Waters, who has not released a new studio album of rock material since 1992's Amused to Death, continued his road revival of the 1979 concept album The Wall. The final leg of a tour which began in 2010 grossed $186-million (U.S.) in box-office receipts and 1.7 million in attendance, according to Billboard magazine, and ran up a total of $378-million in ticket sales over the three-year tour – sixth of all time in that category.

The class divide

Those numbers represent rarefied air, however. The legacy acts can't last forever, as much as the Rolling Stones continue to argue the point. In 2012, the Southern singer Chan Marshall (a.k.a. Cat Power) revealed that she was broke, even though her latest album (Sun) debuted on the Billboard Top 10 and she regularly sold out her club shows.

This weekend, Grizzly Bear tweeted an idea for holiday gift-giving, suggesting that its Twitter-based fans purchase an album for the "person who never buys music," which would surprise them and let them now that there is "still great packaging and art!"

A quaint notion, and perhaps a desperate one. Fans are willing to support their artists, but there's a limit. Amanda Palmer raised a mighty amount of money through Kickstarter to fund her new solo album, but endured a storm of criticicm when she asked for volunteers to play with her for no pay when she went on tour with her band.

In an eloquent address at Toronto's International Festival of Authors this fall, writer Rohinton Mistry discussed his love of music. As a boy in Bombay he would enjoy the transcendent effect of the family gramophone, on which he would watch the records spinning, the grooves seeming endless – "Suddenly, eternity was not an idea that evaded grasping but music that played forever," he said.
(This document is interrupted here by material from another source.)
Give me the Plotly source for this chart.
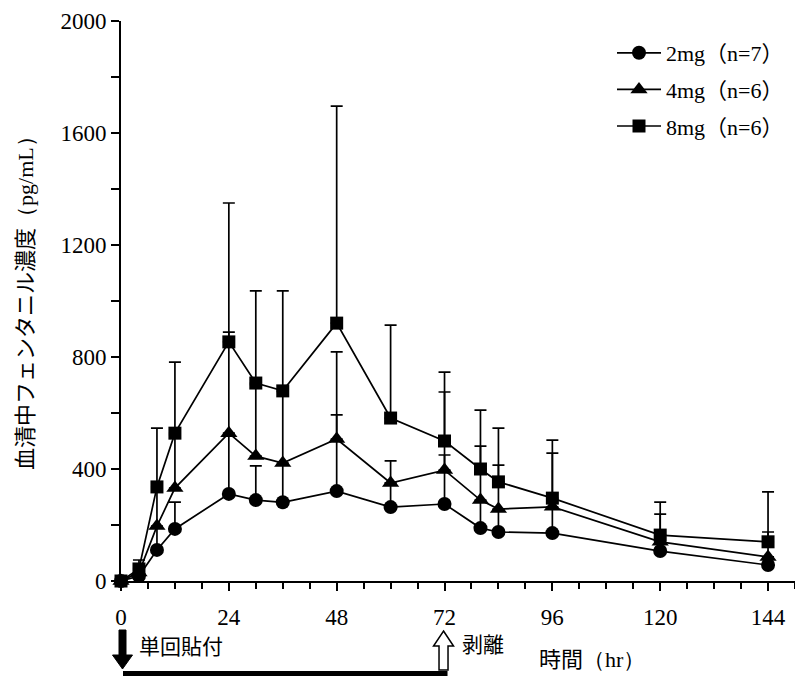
import plotly.graph_objects as go

# ---------------- data ----------------
times = [0, 4, 8, 12, 24, 30, 36, 48, 60, 72, 80, 84, 96, 120, 144]

mean_2mg = [0, 18, 111, 186, 311, 289, 281, 321, 264, 275, 189, 175, 171, 107, 57]
sd_2mg = [0, 20, 80, 96, 209, 122, 135, 272, 86, 175, 95, 80, 90, 30, 25]

mean_4mg = [0, 30, 196, 332, 528, 446, 421, 507, 350, 396, 289, 257, 265, 140, 86]
sd_4mg = [0, 15, 134, 190, 361, 255, 255, 311, 79, 279, 193, 157, 192, 99, 89]

mean_8mg = [0, 43, 336, 528, 854, 707, 679, 921, 582, 500, 400, 354, 296, 164, 140]
sd_8mg = [0, 32, 210, 254, 496, 329, 357, 775, 332, 246, 210, 192, 207, 118, 178]

series_names = ["2mg（n=7）", "4mg（n=6）", "8mg（n=6）"]
x_ticks = [0, 24, 48, 72, 96, 120, 144]
y_ticks = [0, 400, 800, 1200, 1600, 2000]

apply_time = 0
remove_time = 72

# ---------------- layout constants ----------------
W, H = 795, 676
ML, MR, MT, MB = 121, 0, 21, 95
PW, PH = W - ML - MR, H - MT - MB
XR = [0, 150]
YR = [0, 2000]

SERIF = "'Liberation Serif', 'Noto Sans CJK JP', serif"
SANS = "'Noto Sans CJK JP', sans-serif"


def t2paper(t):
    return (t - XR[0]) / (XR[1] - XR[0])


def px2paper_x(px):
    return (px - ML) / PW


def dx(px):
    return px / PW


def py2paper(py):
    return (H - MB - py) / PH


fig = go.Figure()

specs = [
    (mean_2mg, sd_2mg, "circle", 14),
    (mean_4mg, sd_4mg, "triangle-up", 15),
    (mean_8mg, sd_8mg, "square", 13),
]
for name, (m, sd, sym, size) in zip(series_names, specs):
    fig.add_trace(go.Scatter(
        x=times, y=m, name=name, mode="lines+markers",
        line=dict(color="black", width=1.7),
        marker=dict(symbol=sym, size=size, color="black"),
        error_y=dict(type="data", symmetric=False, array=sd,
                     arrayminus=[0] * len(sd), color="black",
                     thickness=1.7, width=6),
        cliponaxis=False, legendgroup=name,
    ))

shapes = []
# black down arrow at application time
cx = t2paper(apply_time) + dx(1.5)
top, sbot, tip = py2paper(630), py2paper(655), py2paper(669)
sw, hw = dx(3.5), dx(10)
path = (f"M{cx - sw},{top} L{cx + sw},{top} L{cx + sw},{sbot} L{cx + hw},{sbot} "
        f"L{cx},{tip} L{cx - hw},{sbot} L{cx - sw},{sbot} Z")
shapes.append(dict(type="path", xref="paper", yref="paper", path=path,
                   fillcolor="black", line=dict(color="black", width=1)))
# white up arrow at removal time
cx2 = t2paper(remove_time) - dx(1)
tip2, hbase, sbot2 = py2paper(631), py2paper(646), py2paper(670)
sw2, hw2 = dx(4.5), dx(10)
path2 = (f"M{cx2},{tip2} L{cx2 + hw2},{hbase} L{cx2 + sw2},{hbase} L{cx2 + sw2},{sbot2} "
         f"L{cx2 - sw2},{sbot2} L{cx2 - sw2},{hbase} L{cx2 - hw2},{hbase} Z")
shapes.append(dict(type="path", xref="paper", yref="paper", path=path2,
                   fillcolor="white", line=dict(color="black", width=1.5)))
# horizontal application bar
shapes.append(dict(type="rect", xref="paper", yref="paper",
                   x0=t2paper(apply_time) + dx(2), x1=t2paper(remove_time) + dx(3),
                   y0=py2paper(676), y1=py2paper(671),
                   fillcolor="black", line=dict(width=0)))

annotations = [
    dict(text="単回貼付", xref="paper", yref="paper", x=px2paper_x(137), y=py2paper(645),
         xanchor="left", yanchor="middle", showarrow=False,
         font=dict(family=SANS, size=21, color="black")),
    dict(text="剥離", xref="paper", yref="paper", x=px2paper_x(460), y=py2paper(643),
         xanchor="left", yanchor="middle", showarrow=False,
         font=dict(family=SANS, size=21, color="black")),
    dict(text="時間<span style=\"font-family:'Liberation Serif'\">（hr）</span>",
         xref="paper", yref="paper", x=px2paper_x(537), y=py2paper(657),
         xanchor="left", yanchor="middle", showarrow=False,
         font=dict(family=SANS, size=22, color="black")),
    dict(text="血清中フェンタニル濃度<span style=\"font-family:'Liberation Serif'\">（pg/mL）</span>",
         xref="paper", yref="paper", x=px2paper_x(23), y=py2paper(298),
         xanchor="center", yanchor="middle", textangle=-90, showarrow=False,
         font=dict(family=SANS, size=22, color="black")),
]

fig.update_layout(
    width=W, height=H,
    margin=dict(l=ML, r=MR, t=MT, b=MB, pad=0),
    paper_bgcolor="white", plot_bgcolor="white",
    showlegend=True,
    legend=dict(x=px2paper_x(612), y=py2paper(32), xanchor="left", yanchor="top",
                font=dict(family=SERIF, size=22, color="black"),
                bgcolor="rgba(0,0,0,0)", traceorder="grouped", tracegroupgap=5,
                itemwidth=44),
    shapes=shapes,
    annotations=annotations,
    xaxis=dict(range=XR, tickvals=x_ticks, ticktext=[str(v) for v in x_ticks],
               showline=True, linecolor="black", linewidth=2,
               ticks="outside", ticklen=8, tickwidth=1.6, tickcolor="black",
               ticklabelstandoff=6,
               minor=dict(dtick=6, tick0=0, ticks="outside", ticklen=6,
                          tickwidth=1.6, tickcolor="black"),
               showgrid=False, zeroline=False,
               tickfont=dict(family=SERIF, size=23, color="black")),
    yaxis=dict(range=YR, tickvals=y_ticks, ticktext=[str(v) for v in y_ticks],
               showline=True, linecolor="black", linewidth=2,
               ticks="outside", ticklen=8, tickwidth=1.6, tickcolor="black",
               minor=dict(dtick=200, tick0=0, ticks="outside", ticklen=8,
                          tickwidth=1.6, tickcolor="black"),
               showgrid=False, zeroline=False,
               tickfont=dict(family=SERIF, size=23, color="black")),
)

fig.write_html("out.html")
Music does play forever, but not on a gramophone.

TOP 10 MUSIC BREAKOUTS OF 2012

Django Django: It bears repeating that the double-named British adventurers released a heady blender of danceable, swirling psychedelic rock. (In other Django developments, Rick Ross's 100 Black Coffins, the lead single from the soundtrack of Quentin Tarantino's Django Unchained, was the year's top rap track.)

Six Shooter Records: The plucky Canadian alt-country label started up one festival (Interstellar Rodeo, in Edmonton), improved on another (Sleepwalk Guitar Festival, in Toronto), and delivered a parcel of fine albums from Whitehorse, Danny Michel, Jenn Grant and Amelia Curran.
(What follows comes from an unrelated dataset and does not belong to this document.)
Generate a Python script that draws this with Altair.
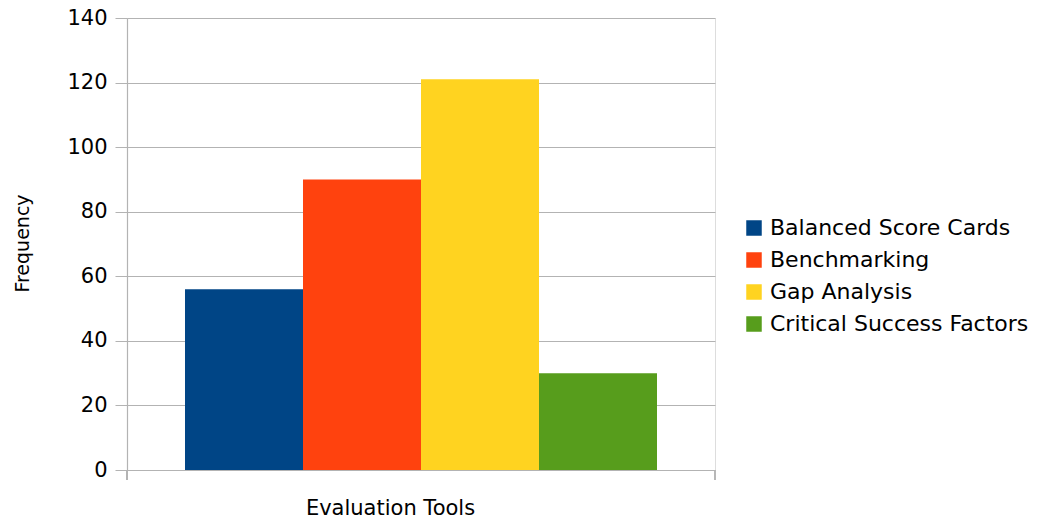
import altair as alt
import pandas as pd

tools = ["Balanced Score Cards", "Benchmarking", "Gap Analysis", "Critical Success Factors"]
freq = [56, 90, 121, 30]
colors = ["#004586", "#ff420e", "#ffd320", "#579d1c"]
y_ticks = [0, 20, 40, 60, 80, 100, 120, 140]

df = pd.DataFrame({"Tool": tools, "Frequency": freq})

W, H = 588, 452
FONT = "DejaVu Sans"

bars = alt.Chart(df).mark_bar().encode(
    x=alt.X("Tool:N", sort=tools,
            scale=alt.Scale(paddingInner=0, paddingOuter=0.4915),
            axis=alt.Axis(labels=False, ticks=False, domain=False, grid=False,
                          title="Evaluation Tools", titleFontSize=21, titleFont=FONT,
                          titleFontWeight="normal", titleColor="#000000",
                          titleX=263, titleY=44, titleBaseline="alphabetic",
                          titleAlign="center")),
    y=alt.Y("Frequency:Q", scale=alt.Scale(domain=[0, 140], nice=False),
            axis=alt.Axis(values=y_ticks, title="Frequency", titleFontSize=19,
                          titleFont=FONT, titleFontWeight="normal", titleColor="#000000",
                          titleX=-105, titleY=225, titleBaseline="middle",
                          titleAlign="center", titleAngle=-90,
                          labelFontSize=21, labelFont=FONT, labelColor="#000000",
                          labelPadding=8, tickSize=12, tickColor="#b3b3b3",
                          domainColor="#b3b3b3", gridColor="#b3b3b3",
                          tickWidth=1, domainWidth=1.2)),
    color=alt.Color("Tool:N", sort=tools,
                    scale=alt.Scale(domain=tools, range=colors),
                    legend=alt.Legend(title=None, orient="none", legendX=616, legendY=199,
                                      symbolType="square", symbolSize=240,
                                      symbolStrokeWidth=0, labelFontSize=22,
                                      labelFont=FONT, labelColor="#000000",
                                      labelLimit=400,
                                      rowPadding=10, labelOffset=5)),
)

edge_right = alt.Chart(df).mark_rule(color="#b3b3b3", strokeWidth=1).encode(
    x=alt.value(W), y=alt.value(H), y2=alt.value(H + 10)
)
edge_left = alt.Chart(df).mark_rule(color="#b3b3b3", strokeWidth=1.2).encode(
    x=alt.value(0), y=alt.value(H), y2=alt.value(H + 10)
)

chart = alt.layer(bars, edge_right, edge_left).properties(
    width=W, height=H,
    autosize=alt.AutoSizeParams(type="none"),
    padding={"left": 127, "top": 18, "right": 342, "bottom": 50},
).configure_view(stroke=None).configure(background="white")

chart.save("out.html", embed_options={"renderer": "svg", "actions": False})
New British soul sirens: Lianne La Havas, Emeli Sandé and Jessie Ware make up the year's sweetest-sounding sorority.

Kid pop: One Direction, the Wanted and Cody Simpson burst out like new-found acne, while Vancouver woman-child Carly Rae Jepsen, 27, waited by the phone.

Male R&B crooners: Frank Ocean (Channel Orange), Miguel (Kaleidoscope Dream) and Toronto's enigmatic lover man The Weeknd (Trilogy) epitomized the dark, dense soundscapes and desirable, wounded characters of the year's best neo-soul fashion. (Ocean was also involved in another mini-trend: Impassioned, heartfelt open letters. In Ocean's case it was an elegant disclosure involving same-sex attraction; in the case of the world-citizen rapper K'naan, it was an apology for his lack of artistic integrity.)
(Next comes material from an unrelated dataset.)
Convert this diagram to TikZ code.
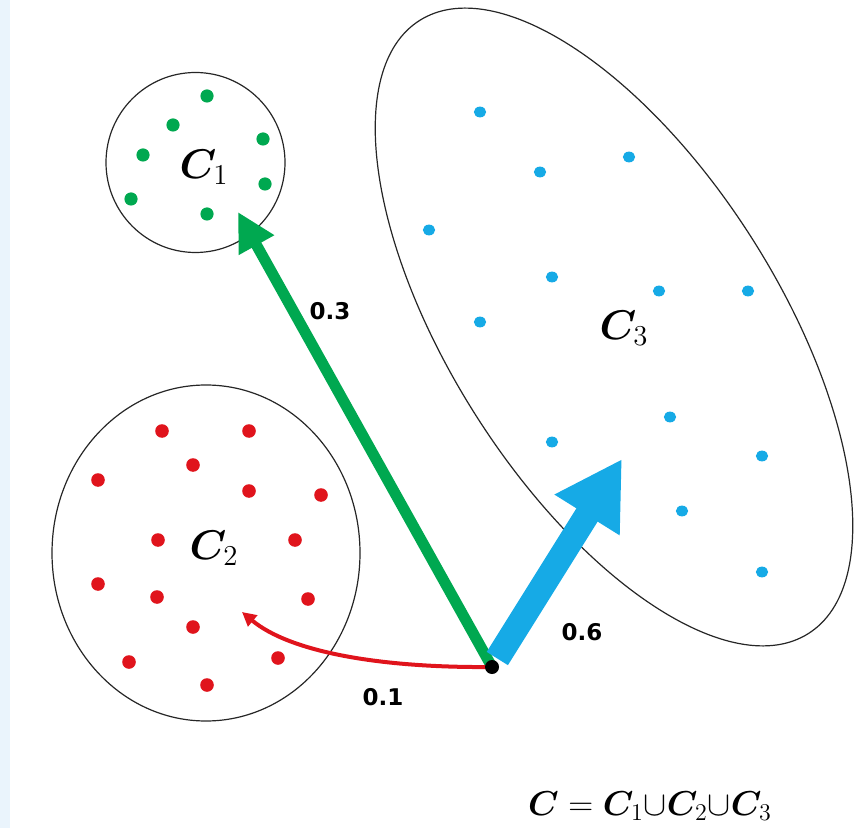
\documentclass[tikz,border=0pt]{standalone}
\usepackage{fontspec}
\usepackage{bm}
\usetikzlibrary{arrows.meta}
\newfontfamily\labfont{DejaVu Sans}
\definecolor{cgreen}{RGB}{0,168,80}
\definecolor{cred}{RGB}{224,20,28}
\definecolor{cblue}{RGB}{22,170,230}
\definecolor{strip}{RGB}{234,244,252}

\tikzstyle{clab} = [font=\fontsize{22}{26}\selectfont, inner sep=0pt]
\tikzstyle{wlab} = [font=\labfont\bfseries\fontsize{11.5}{14}\selectfont, inner sep=0pt]
\tikzstyle{flab} = [font=\fontsize{18}{22}\selectfont, inner sep=0pt]
\tikzstyle{src} = [circle, fill=black, minimum width=7pt, inner sep=0pt]
\tikzstyle{rim} = [line width=0.6pt, black!85]

\begin{document}
\begin{tikzpicture}[x=0.5pt, y=-0.5pt]
\useasboundingbox (0,0) rectangle (856,828);
\fill[strip] (0,0) rectangle (10,828);

% clusters
\draw[rim] (195.5,162.5) ellipse [x radius=89.5, y radius=90];
\draw[rim] (206,553) ellipse [x radius=154, y radius=168];
\draw[rim, rotate around={-57.6:(614,327)}] (614,327) ellipse [x radius=363, y radius=164];

\foreach \x/\y in {207/96, 173/125, 143/155, 263/139, 131/199, 265/184, 207/214}
    \fill[cgreen] (\x,\y) circle (3.3pt);
\foreach \x/\y in {162/431, 249/431, 193/465, 98/480, 249/491, 321/495, 158/540,
    295/540, 98/584, 157/597, 308/599, 193/627, 129/662, 278/658, 207/685}
    \fill[cred] (\x,\y) circle (3.4pt);
\foreach \x/\y in {480/112, 540/172, 629/157, 429/230, 552/277, 659/291, 748/291,
    480/322, 670/417, 552/442, 762/456, 682/511, 762/572}
    \fill[cblue] (\x,\y) ellipse [x radius=3.1pt, y radius=2.7pt];

\node[clab] (c1) at (204,167) {$\bm{C}_1$};
\node[clab] (c2) at (214,548) {$\bm{C}_2$};
\node[clab] (c3) at (624,328) {$\bm{C}_3$};

% arrows
\coordinate (o) at (492,667);
\coordinate (t1) at (238,212);
\coordinate (t3) at (622,459);
\coordinate (t2) at (242,612);
\draw[cgreen, line width=5.5pt, shorten <=2pt, -{Triangle[length=19pt, width=19pt]}] (o) -- (t1);
\draw[cblue, line width=12.5pt, shorten <=5pt, -{Triangle[length=33pt, width=36pt]}] (o) -- (t3);
\draw[cred, line width=2pt, -{Triangle[length=7pt, width=7pt]}]
    (o) .. controls (380,668) and (290,652) .. (t2);
\node[src] (s) at (o) {};

\node[wlab] (w1) at (330,311) {0.3};
\node[wlab] (w3) at (582,632) {0.6};
\node[wlab] (w2) at (383,697) {0.1};

\node[flab] (eq) at (650,806) {$\bm{C} = \bm{C}_1{\cup}\bm{C}_2{\cup}\bm{C}_3$};
\end{tikzpicture}
\end{document}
Comebacks: Welcome back Bonnie Raitt, Soundgarden, Beth Orton, ZZ Top, Jimmy Cliff, Smashing Pumpkins, Dwight Yoakam, Patti Smith, Fiona Apple and, the most improbable return of all, Tupac, who was holographic at Coachella. (Still waiting for that album, D'Angelo, but take your time.)

Professor Meowington: Previously a YouTube star, the tuxedoed kitty who allows himself to be cared for by Canadian DJ Deadmau5, was ready for his close-up in 2012. The multitalented mouser graces the cover of the EDM superstar's >album title goes here<.

Sharon Van Etten: With help from the National's Aaron Dessner, the Brooklyn-based songstress delivered Tramp, a narcotic, moody masterpiece from an artist whose potential was realized in a dozen dusky songs.

Kendrick Lamar: The boyish-looking Californian was the year's breakout rapper, no disrespect to the feloniously named Killer Mike or the bling-specific 2Chainz.

Psy and his Gangnam Style: The South Korean entertainer rode an imaginary horse to Macarena level success and proved to be a pleasing counterpoint to the rocket-happy leader to the north, Kim Jong-un.